= Capital punishment in Egypt =

Capital punishment is a legal penalty in Egypt. The state carried out at least 44 executions in 2016, at least 35 in 2017, and at least 43 in 2018, according to Amnesty International. The method of execution is hanging for civilian convictions, and by firing squad for convictions by commissioned military personnel at the time of duty.

The Grand Mufti of Egypt Shawki Ibrahim Abdel-Karim Allam, is responsible under Egyptian law for reviewing all death sentences in Egypt. Legally, his opinion is consultative and not binding on the presiding court that handed down the death sentence.

==Venues==
Executions by hanging have generally been carried out at the Cairo Central Prison. However prisons of Wadi Al Natrun and Burj Al Arab both house an execution chamber.

==Port Said Stadium disaster==

On 26 January 2013, an Egyptian court gave death sentences to 21 people convicted of involvement in a mass attack by fans of the Al-Masry Club against fans of the Al-Ahly Sports Club at Port Said Stadium on 1 February 2012. At least 72 people died in violence that erupted in Port Said, Egypt, during the Port Said Stadium disaster. A retrial was ordered on 6 February 2014 and the number sentenced to death was reduced to 11 on 19 April 2015.

==2014 mass trials==
Amid political unrest following the July 2013 removal of Mohamed Morsi from presidential office (which itself occurred following mass protests against his rule), a court sentenced 683 suspected Muslim Brotherhood members to death on 28 April 2014, including the group's supreme guide, Mohammed Badie, and confirmed the death sentences of 37 of 529 alleged supporters previously condemned. The defendants were accused of violence at two sit-ins in Cairo, held by supporters of Morsi, where the police conducted sit-in dispersals on 14 August 2013. Mohamed Elmessiry, an Amnesty International researcher monitoring the cases, said that they "lacked basic fair trial guarantees". The defendants from the first case whose death sentences were not upheld were each sentenced to 25 years in prison.

Judge Saeed Youssef first attracted international condemnation and prompted an outcry from foreign human rights groups after he handed down the initial sentence for the 529 defendants on March 24, following a brief trial perceived as having been marked by irregularities. Later, he reversed 492 of those 529 death sentences, commuting most of them to life in prison.

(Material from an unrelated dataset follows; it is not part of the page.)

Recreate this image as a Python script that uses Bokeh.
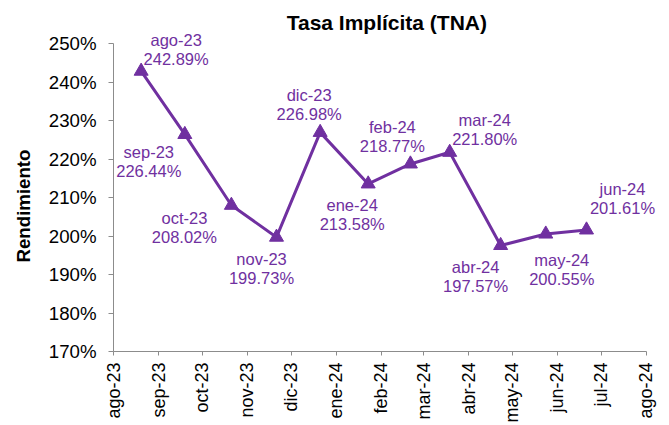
import math
import pandas as pd
from bokeh.plotting import figure
from bokeh.models import (ColumnDataSource, Range1d, FixedTicker, PrintfTickFormatter,
                          LabelSet, Label, Title)
from bokeh.core.properties import value
from bokeh.embed import file_html
from bokeh.resources import INLINE

# ---- data ----
obs_dates = ["2023-08-20", "2023-09-19", "2023-10-21", "2023-11-21", "2023-12-21",
             "2024-01-23", "2024-02-21", "2024-03-19", "2024-04-23", "2024-05-24",
             "2024-06-21"]
obs_labels = ["ago-23", "sep-23", "oct-23", "nov-23", "dic-23", "ene-24",
              "feb-24", "mar-24", "abr-24", "may-24", "jun-24"]
rates = [242.89, 226.44, 208.02, 199.73, 226.98, 213.58,
         218.77, 221.80, 197.57, 200.55, 201.61]

tick_dates = ["2023-08-01", "2023-09-01", "2023-10-01", "2023-11-01", "2023-12-01",
              "2024-01-01", "2024-02-01", "2024-03-01", "2024-04-01", "2024-05-01",
              "2024-06-01", "2024-07-01", "2024-08-01"]
tick_labels = ["ago-23", "sep-23", "oct-23", "nov-23", "dic-23", "ene-24", "feb-24",
               "mar-24", "abr-24", "may-24", "jun-24", "jul-24", "ago-24"]
y_ticks = [170, 180, 190, 200, 210, 220, 230, 240, 250]

# ---- layout (pixels) ----
W, H = 669, 425
AX_LEFT, AX_RIGHT, AX_TOP, AX_BOTTOM = 113.3, 645.7, 43.3, 350.7   # axis box
label_dx = [35, -36, -47, -15, -11, -16, -18, 35, -25, 16, 36]
label_dy = [-22, 27, 22, 31, -28, 31, -27, -23, 31, 35, -31]       # down-positive
line_gap = 9.5

PURPLE = "#7030A0"
AXIS_GREY = "#8c8c8c"
FONT = "Liberation Sans"

src = ColumnDataSource(dict(
    x=pd.to_datetime(obs_dates),
    y=rates,
    lab=obs_labels,
    val=[f"{v:.2f}%" for v in rates],
    dx=label_dx,
    up1=[-(d - line_gap) for d in label_dy],
    up2=[-(d + line_gap) for d in label_dy],
))

# ranges: the axes cover ago-23..ago-24 and 170..250 %, the frame extends further
# (right and top) so that data labels / title are not clipped.
x0 = pd.Timestamp(tick_dates[0]).value / 1e6
x1 = pd.Timestamp(tick_dates[-1]).value / 1e6
ms_per_px = (x1 - x0) / (AX_RIGHT - AX_LEFT)
x_end = x0 + ms_per_px * (W - AX_LEFT)
y0, y1 = y_ticks[0], y_ticks[-1]
u_per_px = (y1 - y0) / (AX_BOTTOM - AX_TOP)
y_end = y1 + u_per_px * AX_TOP

p = figure(width=W, height=H, x_axis_type="datetime",
           output_backend="svg", toolbar_location=None,
           x_range=Range1d(x0, x_end), y_range=Range1d(y0, y_end),
           min_border_left=int(round(AX_LEFT)), min_border_right=0,
           min_border_top=0, min_border_bottom=int(round(H - AX_BOTTOM)))

p.outline_line_color = None
p.xgrid.grid_line_color = None
p.ygrid.grid_line_color = None
p.background_fill_color = "white"
p.border_fill_color = "white"

# x axis
tick_ms = [pd.Timestamp(d).value / 1e6 for d in tick_dates]
xa = p.xaxis[0]
xa.bounds = (x0, x1)
xa.ticker = FixedTicker(ticks=tick_ms)
xa.major_label_overrides = {t: l for t, l in zip(tick_ms, tick_labels)}
xa.major_label_orientation = math.pi / 2
xa.major_label_text_font = FONT
xa.major_label_text_font_size = "18px"
xa.major_label_text_color = "black"
xa.major_label_standoff = 7
xa.axis_line_color = AXIS_GREY
xa.major_tick_line_color = AXIS_GREY
xa.major_tick_out = 4
xa.major_tick_in = 0
xa.minor_tick_line_color = None

# y axis
ya = p.yaxis[0]
ya.bounds = (y0, y1)
ya.ticker = FixedTicker(ticks=y_ticks)
ya.formatter = PrintfTickFormatter(format="%d%%")
ya.major_label_text_font = FONT
ya.major_label_text_font_size = "18.67px"
ya.major_label_text_color = "black"
ya.major_label_standoff = 12
ya.axis_line_color = AXIS_GREY
ya.major_tick_line_color = AXIS_GREY
ya.major_tick_out = 5
ya.major_tick_in = 0
ya.minor_tick_line_color = None

# y axis title in the left panel
p.add_layout(Title(text="Rendimiento", align="left", offset=89,
                   vertical_align="top", standoff=20,
                   text_font=FONT, text_font_size="18.67px",
                   text_font_style="bold", text_color="black"), "left")

# chart title
p.add_layout(Label(x=(x0 + x1) / 2, y=y1, x_offset=7, y_offset=21,
                   text="Tasa Implícita (TNA)",
                   text_align="center", text_baseline="middle",
                   text_font=FONT, text_font_size="21px", text_font_style="bold",
                   text_color="black"))

# series
p.line("x", "y", source=src, line_color=PURPLE, line_width=3)
p.scatter("x", "y", source=src, marker="triangle", size=14,
          fill_color=PURPLE, line_color=PURPLE)

# data labels
for col, up in (("lab", "up1"), ("val", "up2")):
    p.add_layout(LabelSet(x="x", y="y", text=col, source=src,
                          x_offset="dx", y_offset=up,
                          text_align="center", text_baseline="middle",
                          text_font=value(FONT), text_font_size=value("16.5px"),
                          text_color=PURPLE))

open("out.html", "w").write(file_html(p, INLINE))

Egyptian law requires that death sentences be confirmed by the presiding judge after reviewing the opinion of the Grand Mufti of Egypt, the country's leading official legal expert on religious matters. The Mufti's opinion to the judge is confidential. The guilty verdict and death sentences are still subject to review by appellate courts. "The case killed the credibility of the Egyptian judicial system," said Elmessiry of Amnesty International.

==2020 mass executions==
Amnesty International accused Egyptian authorities of executing 57 people in October and November alone, nearly double the number recorded in the whole of 2019. Amnesty said the spike in executions followed a botched breakout attempt in September at the Tora Prison in Cairo. Four police officers and four death-row prisoners died in the attempt.

Amnesty International's annual global review of death penalty usage ranked Egypt as the world's third most frequent executioner in 2020. Egypt executed at least 107 people in 2020 following trials that Amnesty International has called "grossly unfair" and confessions perceived as forced, as lawyers could not meet their clients or conduct proper investigations due to the impact of the ongoing COVID-19 pandemic.

==September 2020 death sentences==
On 8 September 2020, a court in Egypt sentenced 75 people to death and 47 others to life imprisonment. They were charged with murder or membership in a terrorist group. The British newspaper The Independent has reported that Najia Bounaim of Amnesty International's Middle East and North Africa division described the court's sentence as "disgraceful" and "a mockery of justice".

==September 2026 death sentences==
On 5 September 2026, a court in Cairo sentenced twelve people to death, including television presenter and businesswoman Sarah Khalifa on charges related to drug trafficking.